Entre os políticos, diz ele, havia o temor de que os militares começassem a governar sozinhos sem o seu apoio – desde figuras da Arena como José Sarney e Luiz Vianna Filho até vereadores do interior.

Entre membros da igreja, do Judiciário, da imprensa e entre certas lideranças políticas, a insatisfação era a mesma: "O recrudescimento autoritário e a sensação de que o governo Costa e Silva era incompetente politicamente", diz Motta.

Artigos críticos ao autoritarismo de figuras como o ministro da Justiça Gama e Silva apareceram na imprensa, e também se ampliou o descontentamento com a excessiva violência policial.

"Quando Costa e Silva começou a governar, no início de 1967, prometendo diálogo e descompressão política, ele gerou expectativas positivas entre tais grupos. Mas quando os primeiros protestos de oposição apareceram ele respondeu com muita violência. A condução política do governo foi considerada incapaz de lidar com a situação", explica o pesquisador.

"E o governo foi muito criticado por não realizar a prometida reforma universitária, o que na visão de alguns poderia acalmar os estudantes, ou ter evitado que eles se rebelassem."

Ele explica que esse novo desafio vinha de figuras que aceitaram o golpe contra João Goulart e contra as instituições democráticas, mas ao mesmo tempo não desejavam uma ditadura sem limites. "Era uma espécie de liberalismo autoritário, a favor da repressão à esquerda, mas que desejava garantias para a opinião política moderada", diz o historiador.
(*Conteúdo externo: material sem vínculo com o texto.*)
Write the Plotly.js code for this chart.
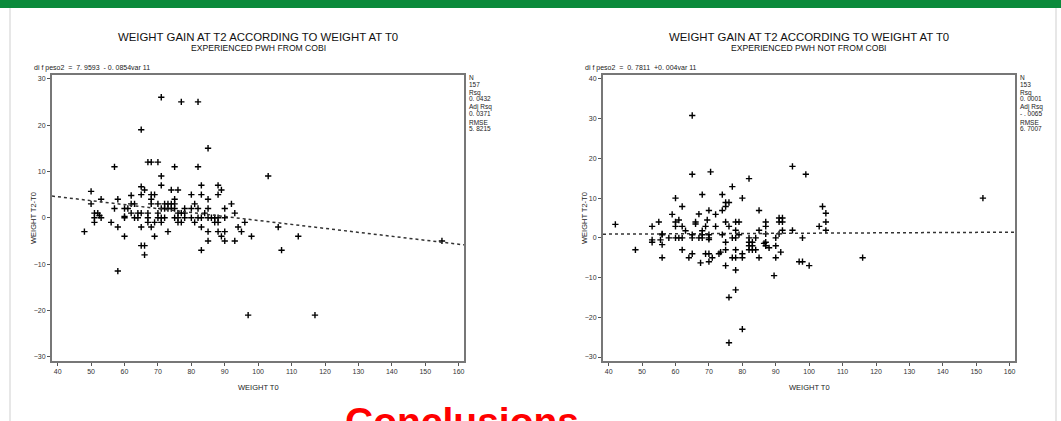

Outro aliado em 1964 que não via com simpatia o endurecimento do regime era o governo dos EUA. Motta cita um documento interno do Departamento de Estado americano em que o secretário Dean Rusk se mostra preocupado. Na opinião dele, o AI-5 era uma resposta exagerada dos militares – e a opinião da maioria dos diplomatas americanos também ia nesse sentido.